/---

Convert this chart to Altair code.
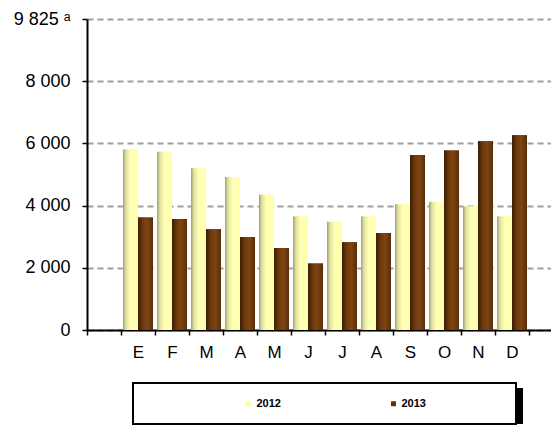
import altair as alt
import pandas as pd

months = ["E", "F", "M", "A", " M ", "J", " J ", " A ", "S", "O", "N", "D"]
years = ["2012", "2013"]
v2012 = [5800, 5730, 5200, 4920, 4350, 3650, 3480, 3650, 4040, 4120, 3970, 3650]
v2013 = [3620, 3570, 3240, 2990, 2640, 2140, 2820, 3120, 5630, 5770, 6070, 6260]
y_ticks = [0, 2000, 4000, 6000, 8000, 10000]
top_label = "9 825 ᵃ"

x_domain = [" "] + months + ["  "]

rows = []
for k, a, b in zip(months, v2012, v2013):
    rows.append({"key": k, "year": "2012", "value": a})
    rows.append({"key": k, "year": "2013", "value": b})
df = pd.DataFrame(rows)

FONT = "Arial"

x_enc = alt.X(
    "key:N",
    sort=x_domain,
    scale=alt.Scale(domain=x_domain, range=[0, 476], paddingInner=0, paddingOuter=0),
    axis=alt.Axis(
        title=None,
        labelAngle=0,
        tickBand="extent", tickSize=5, tickColor="black", tickWidth=1.5,
        domainColor="black", domainWidth=2, labelFont=FONT, labelFontSize=17,
        labelColor="black", labelPadding=9, grid=False,
    ),
)
xo_enc = alt.XOffset("year:N", scale=alt.Scale(domain=years, paddingInner=0, paddingOuter=0.133))
y_enc = alt.Y(
    "value:Q",
    scale=alt.Scale(domain=[0, 10000], nice=False),
    axis=alt.Axis(
        title=None, values=y_ticks,
        labelExpr=f"datum.value == 10000 ? '{top_label}' : replace(format(datum.value, ','), ',', ' ')",
        tickSize=5, tickColor="black", tickWidth=1.5, domainColor="black", domainWidth=2,
        labelFont=FONT, labelFontSize=18, labelColor="black", labelPadding=12,
        grid=True, gridColor="#A0A0A0", gridDash=[6, 4], gridWidth=2,
    ),
)

base = alt.Chart(df).encode(x=x_enc, xOffset=xo_enc, y=y_enc)

legend_bars = base.mark_bar().encode(
    color=alt.Color(
        "year:N",
        scale=alt.Scale(domain=years, range=["#FFFF99", "#663300"]),
        legend=alt.Legend(
            title=None, orient="none", legendX=156, legendY=379, direction="horizontal",
            symbolType="square", symbolSize=25, symbolStrokeWidth=0, labelFont=FONT,
            labelFontWeight="bold", labelFontSize=11, labelColor="black", labelOffset=2.5,
            columnPadding=107, padding=0,
        ),
    )
)

yellow_grad = alt.LinearGradient(
    gradient="linear", x1=0, x2=1, y1=0, y2=0,
    stops=[
        alt.GradientStop(color="#9E9E78", offset=0),
        alt.GradientStop(color="#E2E29E", offset=0.2),
        alt.GradientStop(color="#FFFFB8", offset=0.5),
        alt.GradientStop(color="#FFFFAA", offset=1),
    ],
)
brown_grad = alt.LinearGradient(
    gradient="linear", x1=0, x2=1, y1=0, y2=0,
    stops=[
        alt.GradientStop(color="#3A1D04", offset=0),
        alt.GradientStop(color="#6C380B", offset=0.3),
        alt.GradientStop(color="#7E4512", offset=0.6),
        alt.GradientStop(color="#5A2D07", offset=1),
    ],
)

bars12 = base.transform_filter("datum.year == '2012'").mark_bar(color=yellow_grad)
bars13 = base.transform_filter("datum.year == '2013'").mark_bar(color=brown_grad)

one = alt.Data(values=[{"a": 1}])
shadow = alt.Chart(one).mark_rect(color="black").encode(
    x=alt.value(52), x2=alt.value(436), y=alt.value(369), y2=alt.value(405)
)
box = alt.Chart(one).mark_rect(fill="white", stroke="black", strokeWidth=2).encode(
    x=alt.value(46), x2=alt.value(429), y=alt.value(364), y2=alt.value(405)
)

chart = (
    alt.layer(shadow, box, legend_bars, bars12, bars13)
    .properties(
        width=464, height=311,
        autosize=alt.AutoSizeParams(type="none"),
        padding={"left": 79, "top": 11, "right": 0, "bottom": 95},
    )
    .configure_view(stroke=None)
)

chart.save("out.html", embed_options={"renderer": "svg", "actions": False})
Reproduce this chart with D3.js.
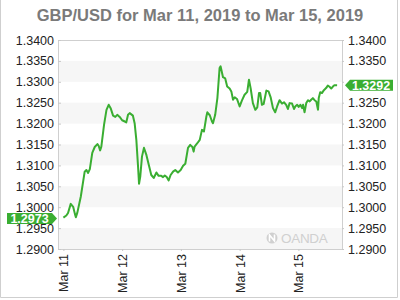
<!DOCTYPE html>
<html>
<head>
<meta charset="utf-8">
<script src="https://cdn.jsdelivr.net/npm/d3@7"></script>
<style>
  body { margin: 0; background: #fff; }
  svg { display: block; font-family: "Liberation Sans", Arial, sans-serif; }
  .axis path { display: none; }
  .axis line { stroke: #c8c8c8; }
  .axis text { fill: #222; font-size: 12.5px; }
</style>
</head>
<body>
<div id="chart"></div>
<script>
// hours after Mar 11 2019 00:00 and GBP/USD rate
const hours = [0, 1.2, 1.9, 3.0, 4.0, 4.7, 5.1, 5.7, 7.1, 8.7, 9.4, 10.1, 10.8, 11.8, 12.8, 13.9, 14.4, 15.0, 15.5,
  16.6, 17.6, 18.5, 19.3, 20.3, 21.2, 22.0, 23.0, 24.0, 25.1, 25.7, 26.4, 27.1, 28.4, 29.1, 29.8, 30.5, 30.9,
  31.4, 32.1, 32.9, 33.9, 34.9, 35.9, 36.9, 38.0, 38.9, 40.0, 40.7, 41.4, 42.2, 43.0, 43.8, 44.8, 45.7, 46.8,
  47.9, 48.9, 49.8, 50.9, 51.8, 52.7, 53.2, 53.6, 54.7, 55.7, 56.6, 57.4, 58.4, 58.8, 59.8, 60.7, 61.1, 62.0,
  62.9, 63.8, 64.2, 65.2, 66.1, 66.9, 67.9, 68.6, 69.3, 70.0, 70.9, 72.0, 72.9, 74.0, 75.1, 75.8, 76.5, 77.4,
  78.4, 79.2, 79.9, 80.4, 81.1, 81.8, 82.9, 83.8, 84.7, 85.6, 86.5, 87.3, 88.3, 89.3, 90.1, 91.0, 91.7, 92.4,
  93.4, 94.2, 94.7, 95.5, 96.1, 96.8, 97.5, 97.9, 98.5, 99.2, 99.9, 100.6, 101.2, 101.9, 102.6, 103.3, 104.0,
  104.3, 104.9, 105.6, 106.4, 107.3, 108.0, 108.7, 109.4, 110.0, 110.7, 111.8];
const rates = [1.2975, 1.2980, 1.2986, 1.3008, 1.3001, 1.2984, 1.2976, 1.2987, 1.3025, 1.3085, 1.3089, 1.3082,
  1.3091, 1.3130, 1.3144, 1.3151, 1.3147, 1.3136, 1.3145, 1.3197, 1.3233, 1.3245, 1.3237, 1.3219, 1.3216,
  1.3221, 1.3216, 1.3208, 1.3205, 1.3203, 1.3221, 1.3225, 1.3219, 1.3201, 1.3161, 1.3097, 1.3056, 1.3073,
  1.3121, 1.3142, 1.3125, 1.3101, 1.3077, 1.3070, 1.3083, 1.3075, 1.3075, 1.3072, 1.3076, 1.3072, 1.3064,
  1.3077, 1.3085, 1.3089, 1.3083, 1.3089, 1.3099, 1.3104, 1.3142, 1.3149, 1.3144, 1.3133, 1.3145, 1.3153,
  1.3161, 1.3185, 1.3181, 1.3217, 1.3227, 1.3220, 1.3205, 1.3201, 1.3221, 1.3261, 1.3333, 1.3337, 1.3311,
  1.3308, 1.3289, 1.3284, 1.3277, 1.3257, 1.3263, 1.3259, 1.3241, 1.3255, 1.3269, 1.3276, 1.3305, 1.3284,
  1.3249, 1.3233, 1.3239, 1.3273, 1.3273, 1.3245, 1.3247, 1.3279, 1.3277, 1.3262, 1.3237, 1.3227, 1.3241,
  1.3256, 1.3248, 1.3251, 1.3245, 1.3235, 1.3249, 1.3248, 1.3235, 1.3241, 1.3245, 1.3240, 1.3245, 1.3237,
  1.3245, 1.3227, 1.3249, 1.3256, 1.3253, 1.3257, 1.3261, 1.3256, 1.3253, 1.3233, 1.3261, 1.3275, 1.3273,
  1.3280, 1.3285, 1.3291, 1.3288, 1.3284, 1.3288, 1.3292, 1.3292];
const yTicks = [1.29, 1.295, 1.30, 1.305, 1.31, 1.315, 1.32, 1.325, 1.33, 1.335, 1.34];
const dayTicks = ["2019-03-11", "2019-03-12", "2019-03-13", "2019-03-14", "2019-03-15"];
const openRate = 1.2973;
const lastRate = 1.3292;
const title = "GBP/USD for Mar 11, 2019 to Mar 15, 2019";

const W = 400, H = 300;
const margin = {top: 40, left: 58, right: 58, bottom: 51};
const start = Date.UTC(2019, 2, 11);
const hr = 3600 * 1000;
const data = hours.map((h, i) => ({t: new Date(start + h * hr), v: rates[i]}));

const svg = d3.select("#chart").append("svg")
  .attr("width", W).attr("height", H);

// outer frame (no top edge)
svg.append("path")
  .attr("d", `M0.5,0 V297.5 H397.5 V0`)
  .attr("fill", "none").attr("stroke", "#cfcfcf");

svg.append("text")
  .attr("x", W / 2).attr("y", 21)
  .attr("text-anchor", "middle")
  .style("font-size", "16.5px").style("font-weight", "bold").style("fill", "#7a7a7a")
  .text(title);

const x = d3.scaleUtc()
  .domain([new Date(start - 2.2 * hr), new Date(start + 113.8 * hr)])
  .range([margin.left, W - margin.right]);
const y = d3.scaleLinear()
  .domain([1.29, 1.34])
  .range([H - margin.bottom, margin.top]);

// alternating bands
const bands = yTicks.slice(0, -1).filter((d, i) => i % 2 === 0);
svg.append("g").selectAll("rect")
  .data(bands)
  .enter().append("rect")
  .attr("x", x.range()[0]).attr("width", x.range()[1] - x.range()[0])
  .attr("y", d => y(d + 0.005)).attr("height", d => y(d) - y(d + 0.005))
  .attr("fill", "#f6f6f6");

// watermark
const wm = svg.append("g").attr("fill", "#d0d0d0");
wm.append("circle").attr("cx", 272).attr("cy", 238).attr("r", 5.5);
wm.append("path").attr("d", "M269.5,241.5 L269.5,235 L274.5,241 L274.5,234.5")
  .attr("stroke", "#fff").attr("stroke-width", 1.6).attr("fill", "none");
wm.append("text").attr("x", 281).attr("y", 243)
  .style("font-size", "13.5px").style("letter-spacing", "-0.3px").text("OANDA");

// plot frame
svg.append("rect")
  .attr("x", x.range()[0] + 0.5).attr("y", y.range()[1] + 0.5)
  .attr("width", x.range()[1] - x.range()[0]).attr("height", y.range()[0] - y.range()[1])
  .attr("fill", "none").attr("stroke", "#cfcfcf");

const fmt = d3.format(".4f");
// labels sitting under a price tag are hidden, as in the original
const hideNear = v => t => Math.abs(y(t) - y(v)) < 5 ? 0 : 1;
svg.append("g").attr("class", "axis")
  .attr("transform", `translate(${margin.left},0)`)
  .call(d3.axisLeft(y).tickValues(yTicks).tickFormat(fmt).tickSize(-3).tickPadding(4))
  .selectAll("text").attr("opacity", hideNear(openRate));
svg.append("g").attr("class", "axis")
  .attr("transform", `translate(${W - margin.right},0)`)
  .call(d3.axisRight(y).tickValues(yTicks).tickFormat(fmt).tickSize(2).tickPadding(4))
  .selectAll("text").attr("opacity", hideNear(lastRate));

const xAxis = svg.append("g").attr("class", "axis")
  .attr("transform", `translate(0,${H - margin.bottom})`)
  .call(d3.axisBottom(x).tickValues(dayTicks.map(d => new Date(d + "T00:00:00Z")))
    .tickFormat(d3.utcFormat("Mar %-d")).tickSize(2).tickPadding(0));
xAxis.selectAll("text")
  .attr("transform", "rotate(-90)")
  .attr("text-anchor", "end")
  .attr("x", -5).attr("y", 0).attr("dy", "0.35em");

// price line
const green = "#3aae32";
svg.append("path")
  .datum(data)
  .attr("fill", "none")
  .attr("stroke", green)
  .attr("stroke-width", 2)
  .attr("stroke-linejoin", "round")
  .attr("d", d3.line().x(d => x(d.t)).y(d => y(d.v)));

// price tags
function tag(val, side) {
  const cy = y(val);
  const g = svg.append("g");
  let pts;
  if (side === "left") {
    const tip = margin.left - 1;
    pts = [[7, cy - 5.5], [tip - 5, cy - 5.5], [tip, cy], [tip - 5, cy + 5.5], [7, cy + 5.5]];
  } else {
    const tip = W - margin.right + 3;
    pts = [[tip, cy], [tip + 5, cy - 5.5], [393, cy - 5.5], [393, cy + 5.5], [tip + 5, cy + 5.5]];
  }
  g.append("polygon").attr("points", pts.map(p => p.join(",")).join(" ")).attr("fill", green);
  g.append("text")
    .attr("x", side === "left" ? 29.5 : 371).attr("y", cy).attr("dy", "0.36em")
    .attr("text-anchor", "middle")
    .style("font-size", "12.5px").style("font-weight", "bold").style("fill", "#fff")
    .text(fmt(val));
}
tag(openRate, "left");
tag(lastRate, "right");
</script>
</body>
</html>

\---

§ Task instructions
Go back to the entries above and restate word for word every line from the first through the one that contains "import pandas as pd", leaving the pictures behind.

§ Answer to this task
Convert this chart to Altair code.
import altair as alt
import pandas as pd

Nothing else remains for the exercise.